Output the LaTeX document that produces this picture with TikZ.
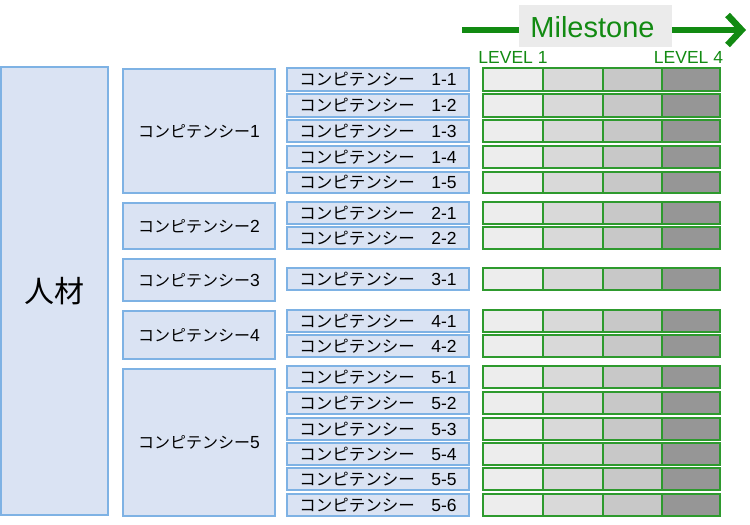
\documentclass[tikz,border=0pt]{standalone}
\usepackage{fontspec}
\setmainfont{Noto Sans CJK JP}
\newfontfamily\latinfont{Liberation Sans}
\usetikzlibrary{arrows.meta}
\definecolor{bfill}{HTML}{DAE3F3}
\definecolor{bdraw}{HTML}{7EB2E4}
\definecolor{gdraw}{HTML}{2E9A2E}
\definecolor{mgreen}{HTML}{128A12}
\definecolor{lvA}{HTML}{EDEDED}
\definecolor{lvB}{HTML}{D9D9D9}
\definecolor{lvC}{HTML}{C8C8C8}
\definecolor{lvD}{HTML}{969696}
\definecolor{mgray}{HTML}{EBEBEB}
\newcommand{\numtxt}[1]{{\latinfont\fontsize{17.5}{17.5}\selectfont #1}}
\begin{document}
\begin{tikzpicture}[x=1pt,y=-1pt,
  bluebox/.style={draw=bdraw,fill=bfill,line width=1.3pt,inner sep=0pt,rectangle},
  subbox/.style={bluebox,minimum width=182pt,font=\fontsize{16.5}{16.5}\selectfont},
  compbox/.style={bluebox,minimum width=152pt,font=\fontsize{16}{16}\selectfont},
  cell/.style={draw=gdraw,line width=1.3pt,inner sep=0pt,rectangle},
  greentext/.style={text=mgreen,font=\latinfont\fontsize{17.5}{17.5}\selectfont,inner sep=0pt},
  arrowline/.style={draw=mgreen,line width=6.5pt}]
\useasboundingbox (0,0) rectangle (750,525);

% top-level box
\node[bluebox,minimum width=107pt,minimum height=448pt,font=\fontsize{30}{30}\selectfont] (jinzai) at (54.5,291) {人材};

% competency boxes
\foreach \n/\t/\b in {1/69/193, 2/203/249, 3/259/301, 4/311/359, 5/369/516}{
  \pgfmathsetmacro\c{(\t+\b)/2}
  \pgfmathsetmacro\h{\b-\t}
  \node[compbox,minimum height=\h pt] (c\n) at (199,\c) {コンピテンシー\numtxt{\n}};
}

% sub-competency boxes and level bars
\foreach \n/\t/\b/\lab in {11/68/91/1-1, 12/94/117/1-2, 13/120/142/1-3, 14/146/168/1-4, 15/172/193/1-5,
  21/202/224/2-1, 22/227/249/2-2, 31/268/290/3-1, 41/310/332/4-1, 42/335/357/4-2,
  51/366/388/5-1, 52/392/414/5-2, 53/418/440/5-3, 54/443/465/5-4, 55/468/490/5-5, 56/494/516/5-6}{
  \pgfmathsetmacro\c{(\t+\b)/2}
  \pgfmathsetmacro\h{\b-\t}
  \node[subbox,minimum height=\h pt] (s\n) at (378,\c) {コンピテンシー　\numtxt{\lab}};
  \node[cell,fill=lvA,minimum width=60pt,minimum height=\h pt] (la\n) at (513,\c) {};
  \node[cell,fill=lvB,minimum width=60pt,minimum height=\h pt] (lb\n) at (573,\c) {};
  \node[cell,fill=lvC,minimum width=59pt,minimum height=\h pt] (lc\n) at (632.5,\c) {};
  \node[cell,fill=lvD,minimum width=58pt,minimum height=\h pt] (ld\n) at (691,\c) {};
}

% milestone header
\node[fill=mgray,minimum width=153pt,minimum height=42pt,inner sep=0pt] (ms) at (595.5,26) {};
\node[text=mgreen,font=\latinfont\fontsize{29}{29}\selectfont,inner sep=0pt,anchor=base] (mstext) at (592.5,37.5) {Milestone};
\coordinate (arrL) at (462,30);
\coordinate (arrR) at (746,30);
\coordinate (msL) at (519,30);
\coordinate (msR) at (672,30);
\draw[arrowline] (arrL) -- (msL);
\draw[arrowline,-{Straight Barb[length=14pt,width=30pt]}] (msR) -- (arrR);

\node[greentext,anchor=base] (lv1) at (513,63) {LEVEL 1};
\node[greentext,anchor=base] (lv4) at (688.5,63) {LEVEL 4};
\end{tikzpicture}
\end{document}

What is needed: Write out the whole listing exactly, and drop the pictures.

Task result:
Output the LaTeX document that produces this picture with TikZ.
\documentclass[tikz,border=0pt]{standalone}
\usepackage{fontspec}
\setmainfont{Noto Sans CJK JP}
\newfontfamily\latinfont{Liberation Sans}
\usetikzlibrary{arrows.meta}
\definecolor{bfill}{HTML}{DAE3F3}
\definecolor{bdraw}{HTML}{7EB2E4}
\definecolor{gdraw}{HTML}{2E9A2E}
\definecolor{mgreen}{HTML}{128A12}
\definecolor{lvA}{HTML}{EDEDED}
\definecolor{lvB}{HTML}{D9D9D9}
\definecolor{lvC}{HTML}{C8C8C8}
\definecolor{lvD}{HTML}{969696}
\definecolor{mgray}{HTML}{EBEBEB}
\newcommand{\numtxt}[1]{{\latinfont\fontsize{17.5}{17.5}\selectfont #1}}
\begin{document}
\begin{tikzpicture}[x=1pt,y=-1pt,
  bluebox/.style={draw=bdraw,fill=bfill,line width=1.3pt,inner sep=0pt,rectangle},
  subbox/.style={bluebox,minimum width=182pt,font=\fontsize{16.5}{16.5}\selectfont},
  compbox/.style={bluebox,minimum width=152pt,font=\fontsize{16}{16}\selectfont},
  cell/.style={draw=gdraw,line width=1.3pt,inner sep=0pt,rectangle},
  greentext/.style={text=mgreen,font=\latinfont\fontsize{17.5}{17.5}\selectfont,inner sep=0pt},
  arrowline/.style={draw=mgreen,line width=6.5pt}]
\useasboundingbox (0,0) rectangle (750,525);

% top-level box
\node[bluebox,minimum width=107pt,minimum height=448pt,font=\fontsize{30}{30}\selectfont] (jinzai) at (54.5,291) {人材};

% competency boxes
\foreach \n/\t/\b in {1/69/193, 2/203/249, 3/259/301, 4/311/359, 5/369/516}{
  \pgfmathsetmacro\c{(\t+\b)/2}
  \pgfmathsetmacro\h{\b-\t}
  \node[compbox,minimum height=\h pt] (c\n) at (199,\c) {コンピテンシー\numtxt{\n}};
}

% sub-competency boxes and level bars
\foreach \n/\t/\b/\lab in {11/68/91/1-1, 12/94/117/1-2, 13/120/142/1-3, 14/146/168/1-4, 15/172/193/1-5,
  21/202/224/2-1, 22/227/249/2-2, 31/268/290/3-1, 41/310/332/4-1, 42/335/357/4-2,
  51/366/388/5-1, 52/392/414/5-2, 53/418/440/5-3, 54/443/465/5-4, 55/468/490/5-5, 56/494/516/5-6}{
  \pgfmathsetmacro\c{(\t+\b)/2}
  \pgfmathsetmacro\h{\b-\t}
  \node[subbox,minimum height=\h pt] (s\n) at (378,\c) {コンピテンシー　\numtxt{\lab}};
  \node[cell,fill=lvA,minimum width=60pt,minimum height=\h pt] (la\n) at (513,\c) {};
  \node[cell,fill=lvB,minimum width=60pt,minimum height=\h pt] (lb\n) at (573,\c) {};
  \node[cell,fill=lvC,minimum width=59pt,minimum height=\h pt] (lc\n) at (632.5,\c) {};
  \node[cell,fill=lvD,minimum width=58pt,minimum height=\h pt] (ld\n) at (691,\c) {};
}

% milestone header
\node[fill=mgray,minimum width=153pt,minimum height=42pt,inner sep=0pt] (ms) at (595.5,26) {};
\node[text=mgreen,font=\latinfont\fontsize{29}{29}\selectfont,inner sep=0pt,anchor=base] (mstext) at (592.5,37.5) {Milestone};
\coordinate (arrL) at (462,30);
\coordinate (arrR) at (746,30);
\coordinate (msL) at (519,30);
\coordinate (msR) at (672,30);
\draw[arrowline] (arrL) -- (msL);
\draw[arrowline,-{Straight Barb[length=14pt,width=30pt]}] (msR) -- (arrR);

\node[greentext,anchor=base] (lv1) at (513,63) {LEVEL 1};
\node[greentext,anchor=base] (lv4) at (688.5,63) {LEVEL 4};
\end{tikzpicture}
\end{document}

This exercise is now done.